• Brief:
Which lines contain the string "React"? Please list every one of them.

• Supplied data:
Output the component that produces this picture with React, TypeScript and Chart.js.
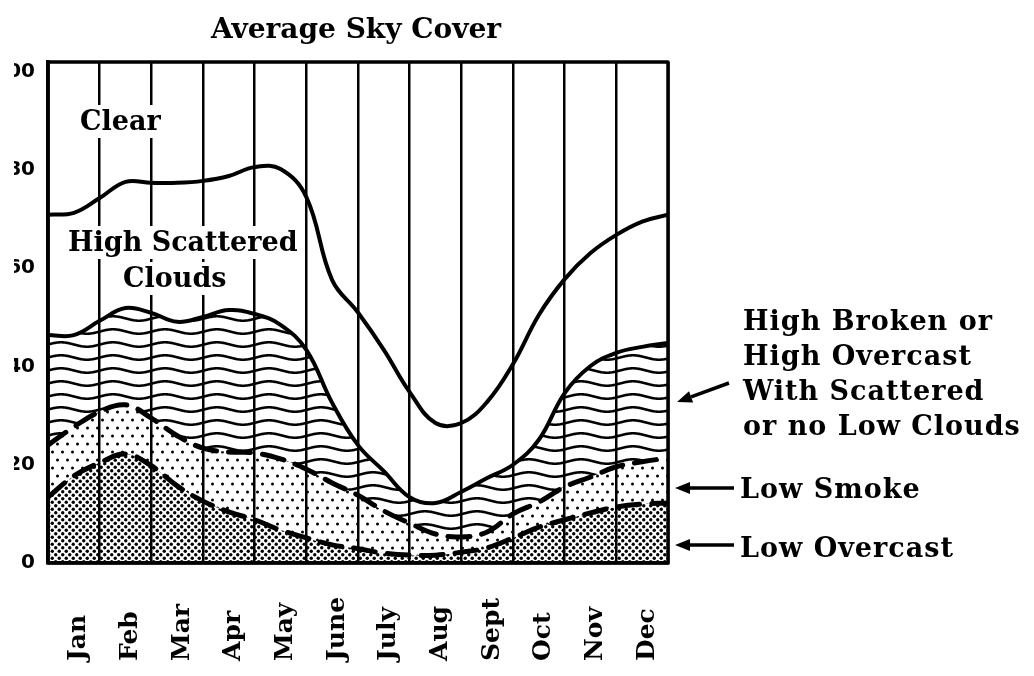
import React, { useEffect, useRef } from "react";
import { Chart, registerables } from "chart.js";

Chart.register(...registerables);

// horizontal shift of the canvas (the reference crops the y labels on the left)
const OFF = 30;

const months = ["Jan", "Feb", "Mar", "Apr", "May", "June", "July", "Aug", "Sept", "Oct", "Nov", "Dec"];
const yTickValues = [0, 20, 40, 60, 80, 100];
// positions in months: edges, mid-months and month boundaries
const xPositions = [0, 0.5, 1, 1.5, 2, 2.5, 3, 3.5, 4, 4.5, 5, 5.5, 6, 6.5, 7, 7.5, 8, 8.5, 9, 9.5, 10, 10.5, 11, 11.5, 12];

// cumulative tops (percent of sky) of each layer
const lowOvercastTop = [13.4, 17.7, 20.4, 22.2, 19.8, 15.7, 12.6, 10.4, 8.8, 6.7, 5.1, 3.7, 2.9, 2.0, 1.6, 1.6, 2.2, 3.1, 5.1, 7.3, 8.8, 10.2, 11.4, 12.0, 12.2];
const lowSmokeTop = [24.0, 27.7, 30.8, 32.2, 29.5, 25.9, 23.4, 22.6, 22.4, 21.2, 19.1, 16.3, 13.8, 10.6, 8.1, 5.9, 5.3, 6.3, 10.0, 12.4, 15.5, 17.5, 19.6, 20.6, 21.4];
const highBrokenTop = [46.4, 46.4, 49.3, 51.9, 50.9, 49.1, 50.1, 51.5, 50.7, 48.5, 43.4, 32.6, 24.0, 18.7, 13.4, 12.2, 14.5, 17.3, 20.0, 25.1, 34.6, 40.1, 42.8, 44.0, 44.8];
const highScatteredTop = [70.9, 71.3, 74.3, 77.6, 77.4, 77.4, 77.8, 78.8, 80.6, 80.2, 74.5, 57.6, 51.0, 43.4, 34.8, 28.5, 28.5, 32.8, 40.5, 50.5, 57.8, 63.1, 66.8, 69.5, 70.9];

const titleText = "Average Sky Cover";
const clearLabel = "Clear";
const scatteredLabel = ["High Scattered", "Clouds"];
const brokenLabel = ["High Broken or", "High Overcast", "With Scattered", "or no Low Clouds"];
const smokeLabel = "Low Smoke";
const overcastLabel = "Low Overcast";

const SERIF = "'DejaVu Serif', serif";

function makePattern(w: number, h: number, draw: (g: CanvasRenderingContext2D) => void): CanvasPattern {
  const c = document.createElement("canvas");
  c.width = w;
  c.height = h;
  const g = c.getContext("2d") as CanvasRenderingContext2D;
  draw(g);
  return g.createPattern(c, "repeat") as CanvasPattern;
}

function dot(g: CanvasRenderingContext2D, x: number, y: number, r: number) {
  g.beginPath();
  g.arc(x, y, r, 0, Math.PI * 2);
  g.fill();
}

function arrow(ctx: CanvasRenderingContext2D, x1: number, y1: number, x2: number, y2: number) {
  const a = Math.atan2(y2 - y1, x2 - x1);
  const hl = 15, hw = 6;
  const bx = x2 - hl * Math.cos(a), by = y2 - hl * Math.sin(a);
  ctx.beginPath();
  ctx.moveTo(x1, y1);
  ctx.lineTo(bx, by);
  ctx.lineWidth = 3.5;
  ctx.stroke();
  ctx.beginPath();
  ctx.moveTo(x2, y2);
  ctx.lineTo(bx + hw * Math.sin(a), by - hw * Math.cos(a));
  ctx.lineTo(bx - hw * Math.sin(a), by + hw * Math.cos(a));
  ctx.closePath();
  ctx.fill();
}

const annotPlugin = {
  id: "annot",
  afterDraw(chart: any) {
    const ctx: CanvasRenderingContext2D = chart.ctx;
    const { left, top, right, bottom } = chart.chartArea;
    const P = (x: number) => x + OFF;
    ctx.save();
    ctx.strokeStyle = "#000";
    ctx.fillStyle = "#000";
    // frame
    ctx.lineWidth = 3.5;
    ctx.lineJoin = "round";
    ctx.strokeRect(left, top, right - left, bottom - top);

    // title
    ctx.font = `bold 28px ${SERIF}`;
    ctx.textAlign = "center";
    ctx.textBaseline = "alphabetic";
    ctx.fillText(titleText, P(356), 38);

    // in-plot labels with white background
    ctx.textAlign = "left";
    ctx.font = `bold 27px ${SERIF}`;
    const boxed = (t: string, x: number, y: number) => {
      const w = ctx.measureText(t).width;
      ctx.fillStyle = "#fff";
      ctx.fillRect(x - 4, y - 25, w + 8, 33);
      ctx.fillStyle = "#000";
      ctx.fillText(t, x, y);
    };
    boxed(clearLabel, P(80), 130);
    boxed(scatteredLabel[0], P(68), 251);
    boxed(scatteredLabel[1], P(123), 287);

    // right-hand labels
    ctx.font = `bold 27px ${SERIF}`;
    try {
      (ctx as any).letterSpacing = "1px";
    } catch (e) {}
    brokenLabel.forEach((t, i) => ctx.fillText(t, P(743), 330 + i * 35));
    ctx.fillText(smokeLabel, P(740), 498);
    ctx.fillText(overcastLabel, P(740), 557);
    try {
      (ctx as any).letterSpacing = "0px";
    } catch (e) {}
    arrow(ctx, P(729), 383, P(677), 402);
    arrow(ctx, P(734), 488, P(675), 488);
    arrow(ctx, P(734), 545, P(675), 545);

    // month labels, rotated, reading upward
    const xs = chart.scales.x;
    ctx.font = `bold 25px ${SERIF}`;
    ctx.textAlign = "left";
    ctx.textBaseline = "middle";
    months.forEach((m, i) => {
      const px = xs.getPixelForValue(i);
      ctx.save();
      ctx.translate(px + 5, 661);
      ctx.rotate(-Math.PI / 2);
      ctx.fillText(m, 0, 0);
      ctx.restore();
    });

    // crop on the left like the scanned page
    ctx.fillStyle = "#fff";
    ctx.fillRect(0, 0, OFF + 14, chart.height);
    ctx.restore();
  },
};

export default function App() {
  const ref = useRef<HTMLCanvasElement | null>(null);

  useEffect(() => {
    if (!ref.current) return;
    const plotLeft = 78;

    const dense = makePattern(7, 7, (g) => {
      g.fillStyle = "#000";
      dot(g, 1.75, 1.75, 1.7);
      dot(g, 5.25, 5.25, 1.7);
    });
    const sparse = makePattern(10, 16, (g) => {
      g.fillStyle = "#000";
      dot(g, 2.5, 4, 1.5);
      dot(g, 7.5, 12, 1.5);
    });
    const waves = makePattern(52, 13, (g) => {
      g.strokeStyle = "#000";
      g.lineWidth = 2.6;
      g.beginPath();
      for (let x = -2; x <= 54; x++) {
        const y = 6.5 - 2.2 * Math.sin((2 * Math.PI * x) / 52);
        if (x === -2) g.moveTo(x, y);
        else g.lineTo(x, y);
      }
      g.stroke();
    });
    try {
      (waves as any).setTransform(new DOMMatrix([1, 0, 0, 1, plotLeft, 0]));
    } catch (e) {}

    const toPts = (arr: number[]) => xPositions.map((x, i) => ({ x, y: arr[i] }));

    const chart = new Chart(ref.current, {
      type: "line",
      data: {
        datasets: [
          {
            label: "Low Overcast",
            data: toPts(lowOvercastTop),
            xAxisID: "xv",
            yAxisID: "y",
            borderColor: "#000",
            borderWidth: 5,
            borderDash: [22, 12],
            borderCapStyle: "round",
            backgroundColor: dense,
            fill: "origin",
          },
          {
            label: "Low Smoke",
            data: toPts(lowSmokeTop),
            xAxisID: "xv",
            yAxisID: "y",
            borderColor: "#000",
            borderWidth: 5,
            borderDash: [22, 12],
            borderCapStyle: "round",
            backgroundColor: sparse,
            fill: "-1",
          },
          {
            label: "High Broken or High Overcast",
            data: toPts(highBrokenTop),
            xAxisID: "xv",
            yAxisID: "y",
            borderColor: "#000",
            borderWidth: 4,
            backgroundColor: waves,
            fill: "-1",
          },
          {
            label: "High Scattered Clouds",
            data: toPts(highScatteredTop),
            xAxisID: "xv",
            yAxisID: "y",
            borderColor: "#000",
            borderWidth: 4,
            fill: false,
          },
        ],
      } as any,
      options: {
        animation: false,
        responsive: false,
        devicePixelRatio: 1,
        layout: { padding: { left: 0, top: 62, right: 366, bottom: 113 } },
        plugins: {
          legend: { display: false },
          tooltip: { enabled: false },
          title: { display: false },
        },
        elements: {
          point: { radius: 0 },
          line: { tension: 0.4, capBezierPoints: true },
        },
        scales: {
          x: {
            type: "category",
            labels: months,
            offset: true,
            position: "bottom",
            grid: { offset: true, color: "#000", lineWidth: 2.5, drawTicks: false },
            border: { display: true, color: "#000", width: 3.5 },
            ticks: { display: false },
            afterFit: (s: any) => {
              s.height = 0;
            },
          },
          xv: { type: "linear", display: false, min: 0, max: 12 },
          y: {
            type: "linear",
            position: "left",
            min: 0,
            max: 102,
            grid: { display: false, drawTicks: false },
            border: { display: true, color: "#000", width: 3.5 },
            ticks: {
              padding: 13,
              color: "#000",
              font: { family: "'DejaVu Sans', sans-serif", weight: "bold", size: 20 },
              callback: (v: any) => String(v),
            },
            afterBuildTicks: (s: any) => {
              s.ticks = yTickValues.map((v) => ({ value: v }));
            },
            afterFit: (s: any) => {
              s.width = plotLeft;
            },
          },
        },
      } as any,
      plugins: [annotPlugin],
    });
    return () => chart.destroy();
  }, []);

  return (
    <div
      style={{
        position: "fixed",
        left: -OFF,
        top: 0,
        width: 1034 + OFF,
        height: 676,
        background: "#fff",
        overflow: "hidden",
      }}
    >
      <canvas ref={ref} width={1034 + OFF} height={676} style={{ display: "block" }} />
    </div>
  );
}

• Result below:
Output the component that produces this picture with React, TypeScript and Chart.js.
import React, { useEffect, useRef } from "react";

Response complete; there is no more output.